To explore medical students' use of computer tutorials embedded in a busy clinical setting; to demonstrate that such tutorials can increase knowledge gain over and above that attributable to the clinical rotation itself.
Six tutorials were installed on a computer placed in a central area in an emergency department. Each tutorial was made up of between 33 and 85 screens of information that include text, graphics, animations, and questions. They were designed to be brief (10 minutes), focused, interactive, and immediately relevant. The authors evaluated the intervention using quantitative research methods, including usage tracking, surveys of faculty and students, and a randomized pretest-posttest study.
Over 46 weeks, 95 medical students used the tutorials 544 times, for an overall average of 1.7 times a day.
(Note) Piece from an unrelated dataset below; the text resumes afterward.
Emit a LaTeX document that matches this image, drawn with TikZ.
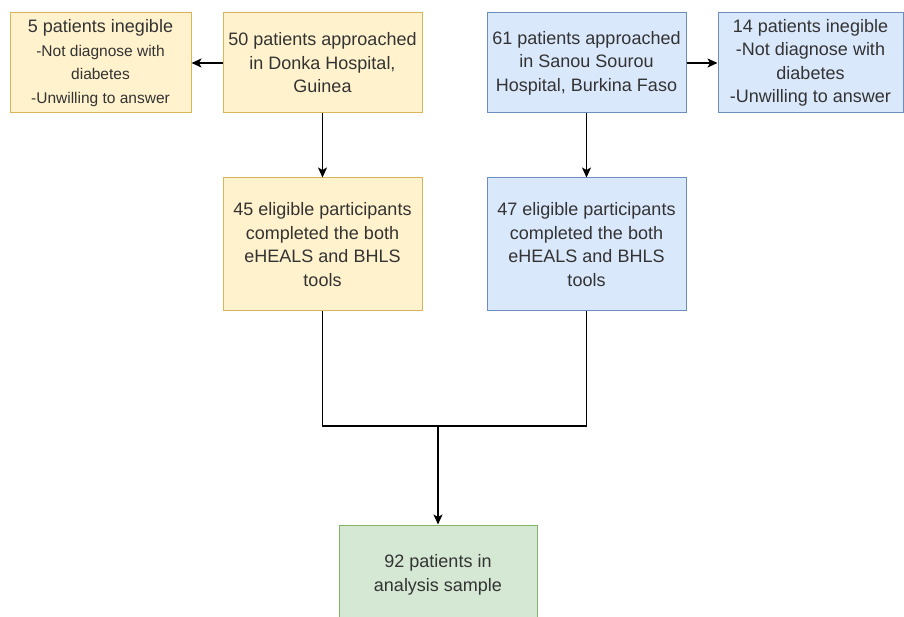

The median time spent on completed tutorials was 11 minutes (average [SD], 14 [+/-12] minutes). Seventy-four students completed the randomized study. They completed 65% of the assigned tutorials, resulting in improved examination scores compared with the control (effect size, 0.39; 95% confidence interval = 0.15 to 0.62). Students were positively disposed to the tutorials, ranking them as "valuable." Fifty-four percent preferred the tutorials to small group teaching sessions with a preceptor. The faculty was also positive about the tutorials, although they did not appear to integrate the tutorials directly into their teaching.
Medical students on rotation in a busy clinical setting can and will use appropriately presented computer tutorials. The tutorials are effective in raising examination scores.